Give back the full listing verbatim, apart from its images.

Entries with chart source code
= = =
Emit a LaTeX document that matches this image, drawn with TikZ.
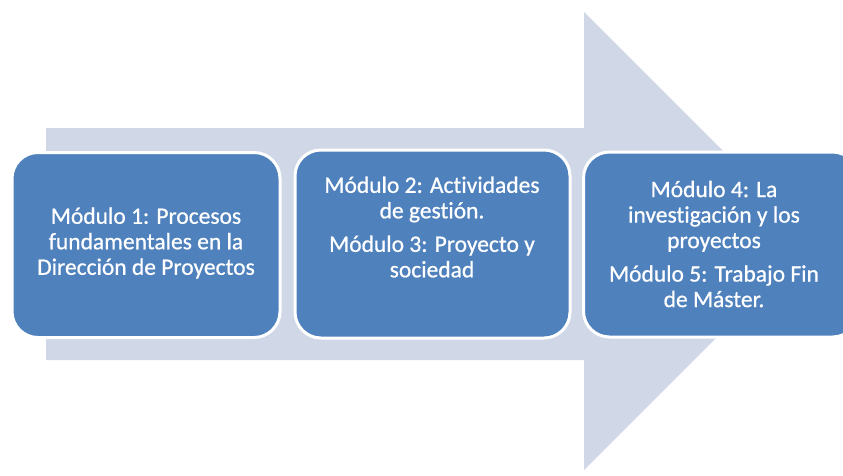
\documentclass[tikz,border=0pt]{standalone}
\usepackage{fontspec}
\setmainfont{Carlito}[Ligatures=NoCommon,FakeBold=0.7]
\definecolor{arrowc}{RGB}{208,216,232}
\definecolor{boxc}{RGB}{79,129,189}
\begin{document}
\begin{tikzpicture}[x=1pt,y=-1pt,
  modbox/.style={draw=white,line width=3pt,fill=boxc,rounded corners=26pt},
  modtext/.style={text=white,align=center,font=\fontsize{23.5}{25.5}\selectfont,inner sep=0pt}]
\useasboundingbox (0,0) rectangle (843,475);
% background arrow
\fill[arrowc] (46,128) -- (584,128) -- (584,12) -- (813,241) -- (584,470) -- (584,360) -- (46,360) -- cycle;
% boxes
\node[modbox,minimum width=268pt,minimum height=185pt] (b1) at (146,245) {};
\node[modbox,minimum width=275pt,minimum height=188pt] (b2) at (432.5,244) {};
\node[modbox,minimum width=275pt,minimum height=185pt] (b3) at (721,244.5) {};
\node[modtext] (t1) at (146,243) {Módulo 1: Procesos\\fundamentales en la\\Dirección de Proyectos};
\node[modtext] (t2) at (432,227) {Módulo 2: Actividades\\de gestión.\\[8pt]Módulo 3: Proyecto y\\sociedad};
\node[modtext] (t3) at (714,244) {Módulo 4: La\\investigación y los\\proyectos\\[8pt]Módulo 5: Trabajo Fin\\de Máster.};
\end{tikzpicture}
\end{document}
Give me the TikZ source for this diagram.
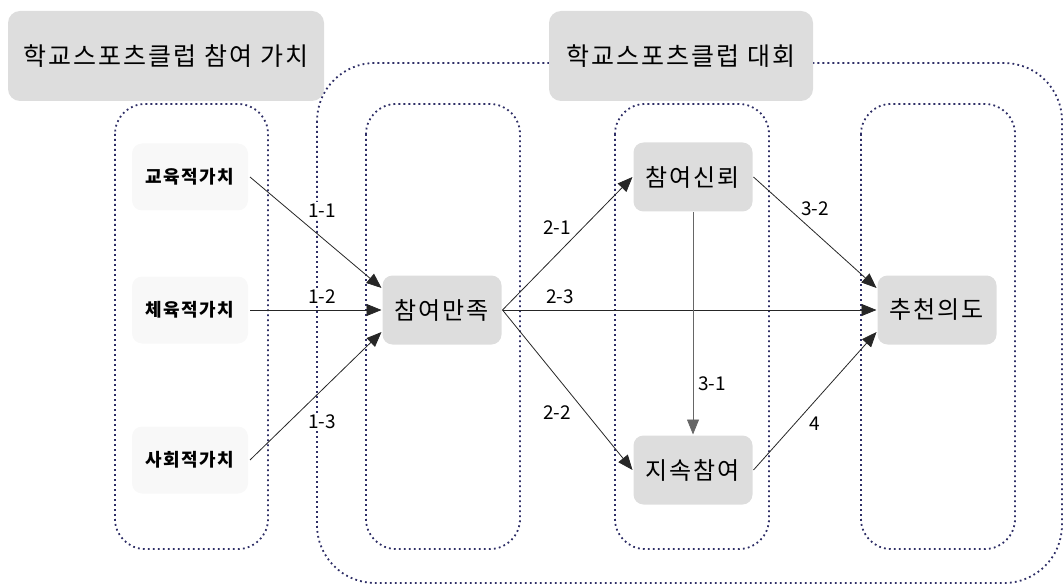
\documentclass[tikz,border=0pt]{standalone}
\usepackage{fontspec}
\setmainfont{Noto Sans CJK KR}
\newfontfamily\krwide[LetterSpace=8]{Noto Sans CJK KR}
\usepackage{tikz}
\usetikzlibrary{arrows.meta}
\definecolor{boxgray}{HTML}{DDDDDD}
\definecolor{paleGray}{HTML}{F8F8F8}
\definecolor{dotblue}{HTML}{2E2E66}
\tikzset{titlebox/.style={rounded corners=12pt, fill=boxgray, minimum width=316pt, minimum height=90pt, font=\krwide\fontsize{25}{28}\selectfont, inner sep=0pt},
mainbox/.style={rounded corners=10pt, fill=boxgray, minimum width=119pt, minimum height=69pt, font=\krwide\fontsize{24}{28}\selectfont, inner sep=0pt, outer sep=1pt},
valbox/.style={rounded corners=10pt, fill=paleGray, minimum width=116pt, minimum height=67pt, font=\krwide\bfseries\fontsize{18}{20}\selectfont, inner sep=0pt, outer sep=2pt},
group/.style={draw=dotblue, line width=1.8pt, dash pattern=on 1.8pt off 3.2pt, rounded corners=#1},
group/.default={30pt},
path/.style={draw=black!85, line width=0.8pt, -{Triangle[length=15pt,width=12pt]}},
lbl/.style={font=\fontsize{19}{21}\selectfont, fill=white, inner sep=2pt}}

\begin{document}
\begin{tikzpicture}[x=1pt,y=-1pt]
\useasboundingbox (0,0) rectangle (1064,585);
% dotted frames
\draw[group=58pt] (317,63) rectangle (1062,583);
\foreach \xa/\xb in {115/268,366/520,615/769,861/1015}
     \draw[group] (\xa,104) rectangle (\xb,549);

% headings
\node[titlebox] (head1) at (166,56) {학교스포츠클럽 참여 가치};
\node[titlebox, minimum width=264pt] (head2) at (681,56) {학교스포츠클럽 대회};

% variables
\node[valbox] (gy) at (190,177) {교육적가치};
\node[valbox] (cy) at (190,310) {체육적가치};
\node[valbox] (sh) at (190,460) {사회적가치};
\node[mainbox] (mj) at (442,310) {참여만족};
\node[mainbox] (sr) at (693,177) {참여신뢰};
\node[mainbox] (js) at (693,470) {지속참여};
\node[mainbox] (cu) at (937,310) {추천의도};

%labels
\node[lbl] (l11) at (322,211) {1-1};
\node[lbl] (l12) at (322,297) {1-2};
\node[lbl] (l13) at (322,422) {1-3};
\node[lbl] (l21) at (557,228) {2-1};
\node[lbl] (l23) at (560,297) {2-3};
\node[lbl] (l22) at (557,413) {2-2};
\node[lbl] (l32) at (815,209) {3-2};
\node[lbl] (l31) at (712,384) {3-1};
\node[lbl] (l4) at (815,424) {4};

% paths
\draw[path] (gy.east) -- (mj.160);
\draw[path] (cy.east) -- (mj.west);
\draw[path] (sh.east) -- (mj.200);
\draw[path] (mj.east) -- (sr.west);
\draw[path] (mj.east) -- (js.west);
\draw[path] (mj.east) -- (cu.west);
\draw[path, draw=black!60] (sr.south) -- (js.north);
\draw[path] (sr.east) -- (cu.160);
\draw[path] (js.east) -- (cu.200);
\end{tikzpicture}
\end{document}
= = =
**Answer:**
Emit a LaTeX document that matches this image, drawn with TikZ.
\documentclass[tikz,border=0pt]{standalone}
\usepackage{fontspec}
\setmainfont{Carlito}[Ligatures=NoCommon,FakeBold=0.7]
\definecolor{arrowc}{RGB}{208,216,232}
\definecolor{boxc}{RGB}{79,129,189}
\begin{document}
\begin{tikzpicture}[x=1pt,y=-1pt,
  modbox/.style={draw=white,line width=3pt,fill=boxc,rounded corners=26pt},
  modtext/.style={text=white,align=center,font=\fontsize{23.5}{25.5}\selectfont,inner sep=0pt}]
\useasboundingbox (0,0) rectangle (843,475);
% background arrow
\fill[arrowc] (46,128) -- (584,128) -- (584,12) -- (813,241) -- (584,470) -- (584,360) -- (46,360) -- cycle;
% boxes
\node[modbox,minimum width=268pt,minimum height=185pt] (b1) at (146,245) {};
\node[modbox,minimum width=275pt,minimum height=188pt] (b2) at (432.5,244) {};
\node[modbox,minimum width=275pt,minimum height=185pt] (b3) at (721,244.5) {};
\node[modtext] (t1) at (146,243) {Módulo 1: Procesos\\fundamentales en la\\Dirección de Proyectos};
\node[modtext] (t2) at (432,227) {Módulo 2: Actividades\\de gestión.\\[8pt]Módulo 3: Proyecto y\\sociedad};
\node[modtext] (t3) at (714,244) {Módulo 4: La\\investigación y los\\proyectos\\[8pt]Módulo 5: Trabajo Fin\\de Máster.};
\end{tikzpicture}
\end{document}
Give me the TikZ source for this diagram.
\documentclass[tikz,border=0pt]{standalone}
\usepackage{fontspec}
\setmainfont{Noto Sans CJK KR}
\newfontfamily\krwide[LetterSpace=8]{Noto Sans CJK KR}
\usepackage{tikz}
\usetikzlibrary{arrows.meta}
\definecolor{boxgray}{HTML}{DDDDDD}
\definecolor{paleGray}{HTML}{F8F8F8}
\definecolor{dotblue}{HTML}{2E2E66}
\tikzset{titlebox/.style={rounded corners=12pt, fill=boxgray, minimum width=316pt, minimum height=90pt, font=\krwide\fontsize{25}{28}\selectfont, inner sep=0pt},
mainbox/.style={rounded corners=10pt, fill=boxgray, minimum width=119pt, minimum height=69pt, font=\krwide\fontsize{24}{28}\selectfont, inner sep=0pt, outer sep=1pt},
valbox/.style={rounded corners=10pt, fill=paleGray, minimum width=116pt, minimum height=67pt, font=\krwide\bfseries\fontsize{18}{20}\selectfont, inner sep=0pt, outer sep=2pt},
group/.style={draw=dotblue, line width=1.8pt, dash pattern=on 1.8pt off 3.2pt, rounded corners=#1},
group/.default={30pt},
path/.style={draw=black!85, line width=0.8pt, -{Triangle[length=15pt,width=12pt]}},
lbl/.style={font=\fontsize{19}{21}\selectfont, fill=white, inner sep=2pt}}

\begin{document}
\begin{tikzpicture}[x=1pt,y=-1pt]
\useasboundingbox (0,0) rectangle (1064,585);
% dotted frames
\draw[group=58pt] (317,63) rectangle (1062,583);
\foreach \xa/\xb in {115/268,366/520,615/769,861/1015}
     \draw[group] (\xa,104) rectangle (\xb,549);

% headings
\node[titlebox] (head1) at (166,56) {학교스포츠클럽 참여 가치};
\node[titlebox, minimum width=264pt] (head2) at (681,56) {학교스포츠클럽 대회};

% variables
\node[valbox] (gy) at (190,177) {교육적가치};
\node[valbox] (cy) at (190,310) {체육적가치};
\node[valbox] (sh) at (190,460) {사회적가치};
\node[mainbox] (mj) at (442,310) {참여만족};
\node[mainbox] (sr) at (693,177) {참여신뢰};
\node[mainbox] (js) at (693,470) {지속참여};
\node[mainbox] (cu) at (937,310) {추천의도};

%labels
\node[lbl] (l11) at (322,211) {1-1};
\node[lbl] (l12) at (322,297) {1-2};
\node[lbl] (l13) at (322,422) {1-3};
\node[lbl] (l21) at (557,228) {2-1};
\node[lbl] (l23) at (560,297) {2-3};
\node[lbl] (l22) at (557,413) {2-2};
\node[lbl] (l32) at (815,209) {3-2};
\node[lbl] (l31) at (712,384) {3-1};
\node[lbl] (l4) at (815,424) {4};

% paths
\draw[path] (gy.east) -- (mj.160);
\draw[path] (cy.east) -- (mj.west);
\draw[path] (sh.east) -- (mj.200);
\draw[path] (mj.east) -- (sr.west);
\draw[path] (mj.east) -- (js.west);
\draw[path] (mj.east) -- (cu.west);
\draw[path, draw=black!60] (sr.south) -- (js.north);
\draw[path] (sr.east) -- (cu.160);
\draw[path] (js.east) -- (cu.200);
\end{tikzpicture}
\end{document}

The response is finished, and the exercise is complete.